Tax advantages explained
529 plans offer generous tax advantages to encourage families to save for college. Tax-free savings, state deductions and credits, and annual gift tax exemptions are just a few perks. Make the most of them all.
Tax-free gains. Tax-free savings.
Contributions to your 529 account are considered after-tax, similar to Roth IRAs. While there is no federal tax deduction for contributions, your money grows tax–deferred, meaning you pay no annual taxes on any earnings. Most importantly, as long as any gains earned in your account are used for qualified higher education expenses, gains will be tax-free.*
Gift without the taxes
Get friends and family in the habit of gifting to your 529 account. It’s the best way to see savings add up. Make sure family and friends know just how much they can give without having to pay a federal gift tax.**
In 2022, you can contribute up to $16,000 per child and account each year (or $32,000 for joint filers).

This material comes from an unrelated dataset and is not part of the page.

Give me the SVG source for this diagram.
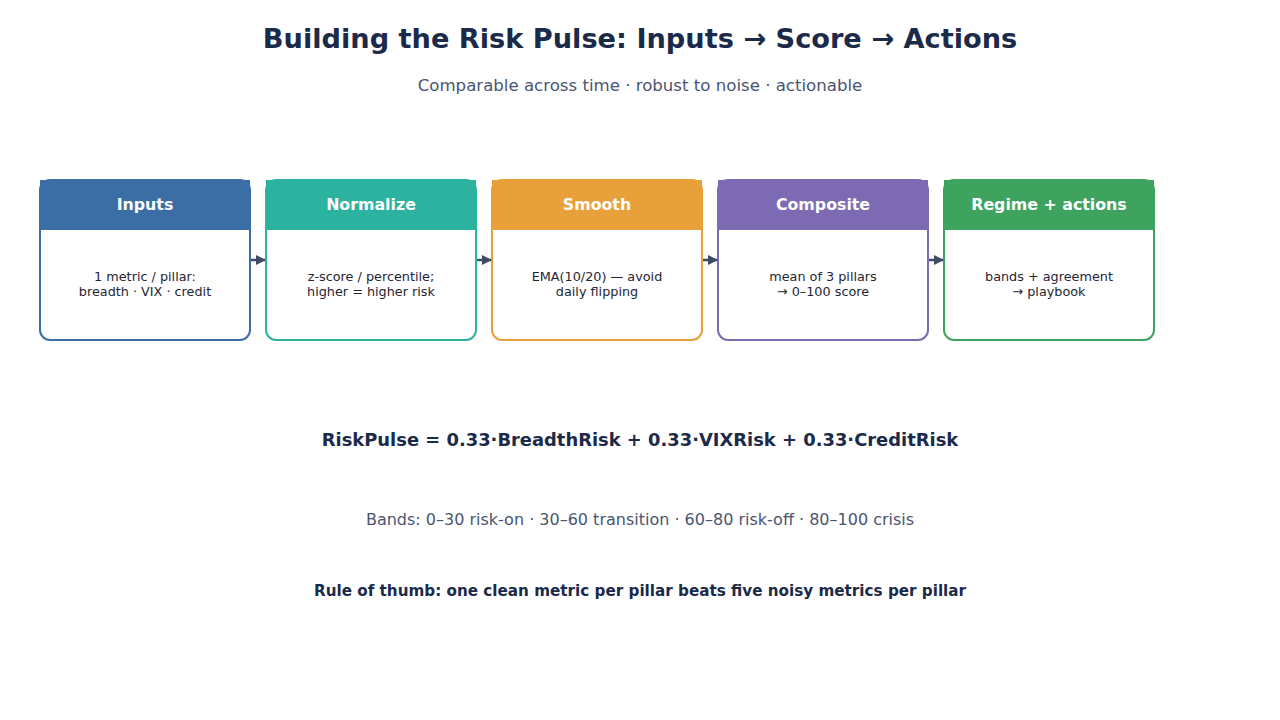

More tax advantages for the whole family
Talk to a financial planner about the advantages of qualified tuition plans when estate or legacy planning — especially for grandparents who can open 529 plans for their grandkids. For instance, a grandparent’s estate wouldn’t be taxed on contributions to their 529 plan.***
*Gains that are withdrawn to pay for non-qualified education expenses are subject to federal taxes and a 10% penalty. Many states do offer state income tax deductions or credits for contributions to 529 accounts. Often the benefits apply only to that state’s 529 plans. However, if you live in Arizona, Arkansas, Kansas, Minnesota, Missouri, Montana or Pennsylvania, you may be eligible to claim an income tax deduction or credit for contributions to any 529 plan, including Private College 529. Consult your tax advisor for information specific to your situation.
**Or up to $80,000 ($160,000 for joint filers), prorated over a five-year period. If the contribution exceeds $80,000 in the five-year period, the excess will be a taxable gift in the year of contribution.
***The owner retains complete control of the account. If the account owner dies before the end of the five-year period, a prorated amount will be added back into the estate. Consult your tax advisor for information specific to your situation.